I didn’t forget my astronaut aspirations. As a new grad student, I worked on analytical chemistry, developing instruments used by NASA for the Skylab and Space Shuttle programs.
(We use these same kinds of tools today to help formulate and quality check my Smart Science Nutritionals dietary supplements line. Head over to my website, www.DrMicozzi.com, and browse the “shop” tab to learn more!)
Needless to say, I had, and still have, a fondness for the space agency. In fact, NASA may be the only agency in the federal government these days to show signs of “intelligent life in the universe,” as we used to say.
Research and development for NASA manned spaceflight programs has led to technological advances and achievements in other scientific fields as well—including diet, health, and nutrition.
The key antioxidant that keeps astronauts healthy
One of the key lessons of the manned space flight program was that the human body is built to work best with the force of gravity grounding us.
Dr.

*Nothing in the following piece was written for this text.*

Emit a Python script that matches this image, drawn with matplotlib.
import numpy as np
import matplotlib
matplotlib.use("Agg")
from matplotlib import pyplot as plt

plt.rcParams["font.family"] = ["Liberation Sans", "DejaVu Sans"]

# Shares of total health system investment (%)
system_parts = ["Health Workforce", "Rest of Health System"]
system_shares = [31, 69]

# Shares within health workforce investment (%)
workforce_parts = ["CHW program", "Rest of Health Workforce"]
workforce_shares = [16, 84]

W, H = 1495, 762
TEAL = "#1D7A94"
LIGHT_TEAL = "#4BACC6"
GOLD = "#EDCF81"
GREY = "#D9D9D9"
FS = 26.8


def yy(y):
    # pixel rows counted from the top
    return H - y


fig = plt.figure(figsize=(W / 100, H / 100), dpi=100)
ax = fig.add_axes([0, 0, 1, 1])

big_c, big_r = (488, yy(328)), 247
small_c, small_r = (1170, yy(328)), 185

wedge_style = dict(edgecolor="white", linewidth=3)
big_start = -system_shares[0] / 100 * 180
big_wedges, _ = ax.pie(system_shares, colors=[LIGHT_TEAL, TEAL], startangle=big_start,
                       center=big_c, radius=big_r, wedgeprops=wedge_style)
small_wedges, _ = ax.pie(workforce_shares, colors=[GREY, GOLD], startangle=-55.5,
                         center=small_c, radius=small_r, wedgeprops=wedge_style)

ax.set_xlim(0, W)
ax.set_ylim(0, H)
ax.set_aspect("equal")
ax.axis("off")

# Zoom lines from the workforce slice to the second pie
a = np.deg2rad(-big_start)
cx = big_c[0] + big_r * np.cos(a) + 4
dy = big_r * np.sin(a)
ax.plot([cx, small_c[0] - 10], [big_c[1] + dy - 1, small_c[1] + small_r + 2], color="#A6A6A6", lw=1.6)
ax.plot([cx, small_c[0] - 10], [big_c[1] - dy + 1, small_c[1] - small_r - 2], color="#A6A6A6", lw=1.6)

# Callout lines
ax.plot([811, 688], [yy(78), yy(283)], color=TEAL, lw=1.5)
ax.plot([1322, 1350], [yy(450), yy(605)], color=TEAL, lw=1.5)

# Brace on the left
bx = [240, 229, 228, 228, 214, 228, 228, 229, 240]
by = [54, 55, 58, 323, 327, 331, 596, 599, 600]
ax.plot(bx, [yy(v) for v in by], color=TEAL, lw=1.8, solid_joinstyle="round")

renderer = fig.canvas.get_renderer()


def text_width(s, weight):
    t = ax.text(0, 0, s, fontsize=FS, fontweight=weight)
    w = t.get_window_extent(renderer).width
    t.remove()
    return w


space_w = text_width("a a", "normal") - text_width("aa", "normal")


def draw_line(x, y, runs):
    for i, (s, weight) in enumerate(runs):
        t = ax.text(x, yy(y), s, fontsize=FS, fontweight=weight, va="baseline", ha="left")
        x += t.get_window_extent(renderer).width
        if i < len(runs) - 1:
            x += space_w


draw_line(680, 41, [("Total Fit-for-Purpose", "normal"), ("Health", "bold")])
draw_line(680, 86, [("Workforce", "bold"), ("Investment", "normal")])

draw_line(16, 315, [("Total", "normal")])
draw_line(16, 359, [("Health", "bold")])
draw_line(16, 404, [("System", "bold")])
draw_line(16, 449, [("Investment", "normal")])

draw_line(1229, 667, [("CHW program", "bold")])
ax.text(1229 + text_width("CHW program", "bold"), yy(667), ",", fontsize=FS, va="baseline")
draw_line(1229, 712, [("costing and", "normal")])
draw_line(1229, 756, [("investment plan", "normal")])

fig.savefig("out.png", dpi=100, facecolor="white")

John DeWitt, a NASA biochemist, recently told CNN: “Force is what helps our muscles get stronger; force is what helps our bones to stay strong; force is what helps our heart to stay strong by pumping the blood against gravity. So, when you take that force away, you all of a sudden lose a really important stimulus that’s important for health.”1
Now, going to the moon is one thing, but astronauts on a mission to Mars could spend six to nine months on a spacecraft in zero gravity. Research on astronauts who lived for six months on the International Space Station orbiting the Earth found that they experience muscle atrophy and loss or weakening of bone.
And because floating in space requires little effort from the heart, astronauts lose blood volume and experience heart deconditioning. They also have a weakened immune system and insulin resistance. Plus, astronauts in their late 40s and 50s experience alterations in eyesight. In fact, some have even needed to wear eyeglasses in flight.

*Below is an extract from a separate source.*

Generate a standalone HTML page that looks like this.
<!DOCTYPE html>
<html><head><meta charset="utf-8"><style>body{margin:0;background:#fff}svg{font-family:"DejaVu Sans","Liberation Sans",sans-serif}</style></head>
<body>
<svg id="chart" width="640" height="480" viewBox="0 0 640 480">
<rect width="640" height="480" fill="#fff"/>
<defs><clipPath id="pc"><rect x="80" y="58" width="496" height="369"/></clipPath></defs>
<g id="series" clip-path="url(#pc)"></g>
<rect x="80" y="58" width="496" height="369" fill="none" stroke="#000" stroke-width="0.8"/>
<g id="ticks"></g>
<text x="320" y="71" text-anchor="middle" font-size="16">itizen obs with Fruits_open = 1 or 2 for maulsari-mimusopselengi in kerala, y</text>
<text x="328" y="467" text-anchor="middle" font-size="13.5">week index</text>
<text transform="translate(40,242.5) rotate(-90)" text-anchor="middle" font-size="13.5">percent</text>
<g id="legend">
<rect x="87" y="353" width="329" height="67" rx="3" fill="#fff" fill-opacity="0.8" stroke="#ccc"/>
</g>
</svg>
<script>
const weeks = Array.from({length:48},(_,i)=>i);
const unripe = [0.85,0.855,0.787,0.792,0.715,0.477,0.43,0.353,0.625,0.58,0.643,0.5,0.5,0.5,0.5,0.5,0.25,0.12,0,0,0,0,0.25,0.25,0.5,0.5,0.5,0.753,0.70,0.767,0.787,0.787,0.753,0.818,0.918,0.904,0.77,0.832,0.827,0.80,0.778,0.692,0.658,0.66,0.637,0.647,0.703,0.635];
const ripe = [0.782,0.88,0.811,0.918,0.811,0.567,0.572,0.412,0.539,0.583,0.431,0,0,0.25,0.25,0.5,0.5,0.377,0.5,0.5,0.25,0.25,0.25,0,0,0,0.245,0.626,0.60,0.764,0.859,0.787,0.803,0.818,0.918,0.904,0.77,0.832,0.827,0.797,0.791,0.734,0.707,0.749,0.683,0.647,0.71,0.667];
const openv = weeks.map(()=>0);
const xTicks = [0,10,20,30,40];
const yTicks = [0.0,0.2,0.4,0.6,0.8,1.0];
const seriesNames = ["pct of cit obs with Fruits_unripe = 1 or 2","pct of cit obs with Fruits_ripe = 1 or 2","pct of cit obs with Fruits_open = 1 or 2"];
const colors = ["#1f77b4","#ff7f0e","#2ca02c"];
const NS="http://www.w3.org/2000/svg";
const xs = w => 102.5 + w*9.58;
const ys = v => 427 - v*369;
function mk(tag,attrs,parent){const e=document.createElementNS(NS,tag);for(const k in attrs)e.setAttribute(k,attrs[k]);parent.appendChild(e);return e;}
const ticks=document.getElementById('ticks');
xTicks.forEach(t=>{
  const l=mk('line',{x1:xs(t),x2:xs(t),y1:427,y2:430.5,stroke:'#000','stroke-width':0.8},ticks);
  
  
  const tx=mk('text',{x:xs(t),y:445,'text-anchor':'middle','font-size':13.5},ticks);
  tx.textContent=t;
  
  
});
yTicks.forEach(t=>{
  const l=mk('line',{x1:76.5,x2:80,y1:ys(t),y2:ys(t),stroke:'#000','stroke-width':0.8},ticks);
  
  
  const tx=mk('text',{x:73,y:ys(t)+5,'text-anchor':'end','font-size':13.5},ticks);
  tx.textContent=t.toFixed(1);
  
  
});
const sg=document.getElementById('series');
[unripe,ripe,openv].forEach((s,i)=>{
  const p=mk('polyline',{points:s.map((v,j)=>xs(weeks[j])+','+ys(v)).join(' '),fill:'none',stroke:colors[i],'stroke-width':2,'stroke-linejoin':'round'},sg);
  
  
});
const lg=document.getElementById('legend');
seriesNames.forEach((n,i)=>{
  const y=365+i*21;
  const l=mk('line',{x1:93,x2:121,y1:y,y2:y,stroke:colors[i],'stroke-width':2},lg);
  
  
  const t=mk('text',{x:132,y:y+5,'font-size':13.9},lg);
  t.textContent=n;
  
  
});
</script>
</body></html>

However, a recent study found that an antioxidant in blueberries, grape skins, and red wine may hold answers to physical conditioning during long spaceflights and in low-gravity conditions.2
Of course, most of my readers aren’t going to rocket off to Mars or the International Space Station. But we’re all susceptible to all of the health issues listed above, which is why I’m telling you about this new study.

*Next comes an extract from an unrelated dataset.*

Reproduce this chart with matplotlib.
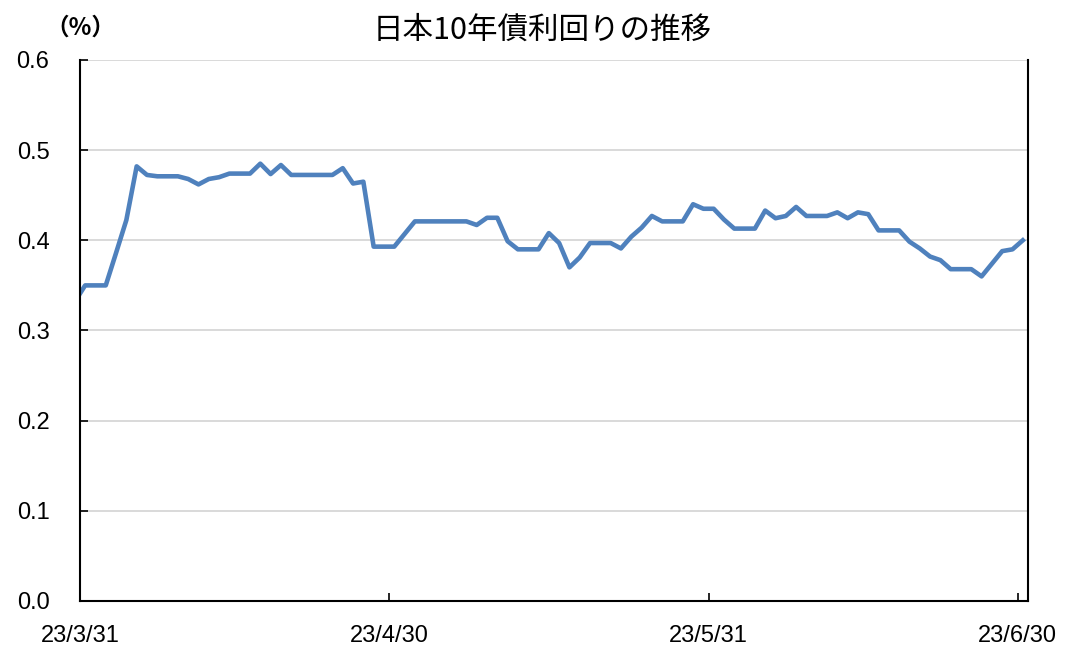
import matplotlib
matplotlib.use("Agg")
import matplotlib.pyplot as plt
import matplotlib.dates as mdates
import matplotlib.ticker as mticker
import pandas as pd
import numpy as np

# daily values (weekends carried over), first one (3/30) falls outside the axis
start_date = "2023-03-30"
end_date = "2023-06-30"
yields = [
    0.332,
    0.350, 0.350, 0.350, 0.386, 0.4225, 0.482, 0.4725, 0.471, 0.471, 0.471,
    0.468, 0.462, 0.468, 0.470, 0.474, 0.474, 0.474, 0.485, 0.4735, 0.4835,
    0.4725, 0.4725, 0.4725, 0.4725, 0.4725, 0.480, 0.463, 0.465, 0.393, 0.393,
    0.393, 0.407, 0.421, 0.421, 0.421, 0.421, 0.421, 0.421, 0.417, 0.425,
    0.425, 0.399, 0.390, 0.390, 0.390, 0.408, 0.397, 0.370, 0.381, 0.397,
    0.397, 0.397, 0.391, 0.404, 0.414, 0.427, 0.421, 0.421, 0.421, 0.440,
    0.435, 0.435, 0.423, 0.413, 0.413, 0.413, 0.433, 0.4245, 0.427, 0.437,
    0.427, 0.427, 0.427, 0.431, 0.4245, 0.431, 0.429, 0.411, 0.411, 0.411,
    0.3985, 0.391, 0.382, 0.378, 0.368, 0.368, 0.368, 0.360, 0.374, 0.388,
    0.390, 0.400,
]
tick_dates = ["2023-03-31", "2023-04-30", "2023-05-31", "2023-06-30"]
tick_labels = ["23/3/31", "23/4/30", "23/5/31", "23/6/30"]
title = "日本10年債利回りの推移"
unit_label = "（%）"

dates = pd.date_range(start_date, end_date, freq="D")
# each day sits in the middle of its own band on the date axis
x = mdates.date2num(dates.to_pydatetime()) + 0.5

plt.rcParams['font.family'] = ['Liberation Sans', 'Noto Sans CJK JP']

fig = plt.figure(figsize=(10.68, 6.47), dpi=100)
ax = fig.add_axes([0.0749, 0.0711, 0.8876, 0.8362])

ax.plot(x, yields, color='#4F81BD', linewidth=3.3, solid_joinstyle='round')

ax.set_xlim(mdates.date2num(pd.Timestamp("2023-03-31")), mdates.date2num(pd.Timestamp("2023-07-01")))
ax.set_ylim(0, 0.6)
ax.set_xticks(mdates.date2num(pd.to_datetime(tick_dates).to_pydatetime()))
ax.set_xticklabels(tick_labels)
ax.set_yticks(np.arange(0, 0.61, 0.1))
ax.yaxis.set_major_formatter(mticker.FormatStrFormatter('%.1f'))

ax.grid(axis='y', color='#D9D9D9', linewidth=1.4)
ax.set_axisbelow(True)
ax.tick_params(axis='both', direction='in', length=6, width=1.2, labelsize=17, colors='black')
ax.tick_params(axis='x', pad=17)
ax.tick_params(axis='y', pad=22)
for s in ['left', 'bottom', 'right']:
    ax.spines[s].set_color('black')
    ax.spines[s].set_linewidth(1.5)
ax.spines['top'].set_visible(False)

fig.text(0.508, 0.953, title, ha='center', va='center', fontsize=22,
         family=['Noto Sans CJK JP', 'DejaVu Sans'])
fig.text(0.075, 0.958, unit_label, ha='center', va='center', fontsize=17,
         fontweight='bold', family=['Noto Sans CJK JP', 'DejaVu Sans'])

fig.savefig("out.png", dpi=100)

After all, if red wine and blueberries can help keep astronauts strong and healthy at zero gravity, imagine what they can do for you here on Earth.
Keep your bones and muscles healthy with these two drinks
Researchers conducted experiments on rats in simulated low-gravity conditions. They found that reduced gravity led to a loss of grip, muscle weight, calf circumference, and slow-twitch muscle fiber.
But in the rats given the red wine/blueberry antioxidant, researchers observed that bone and muscle mass was preserved.
Given this, researchers believe the antioxidant works to promote muscle growth by increasing insulin sensitivity and glucose uptake in muscle fibers.
Fortunately, you can get all the benefits of this gravity-defying nutrient right here on Earth. Just drink a glass or two of red wine a day, as I discussed on page 2. Or mix blueberry powdered extract in water for a healthy and tasty quaff. I recommend 400-500 mg daily.
Of course, there’s no reason why you shouldn’t also enjoy fresh blueberries when they’re in season!
2“A Moderate Daily Dose of Resveratrol Mitigates Muscle Deconditioning in a Martian Gravity Analog.” Front Physiol. 2019 Jul 18;10:899.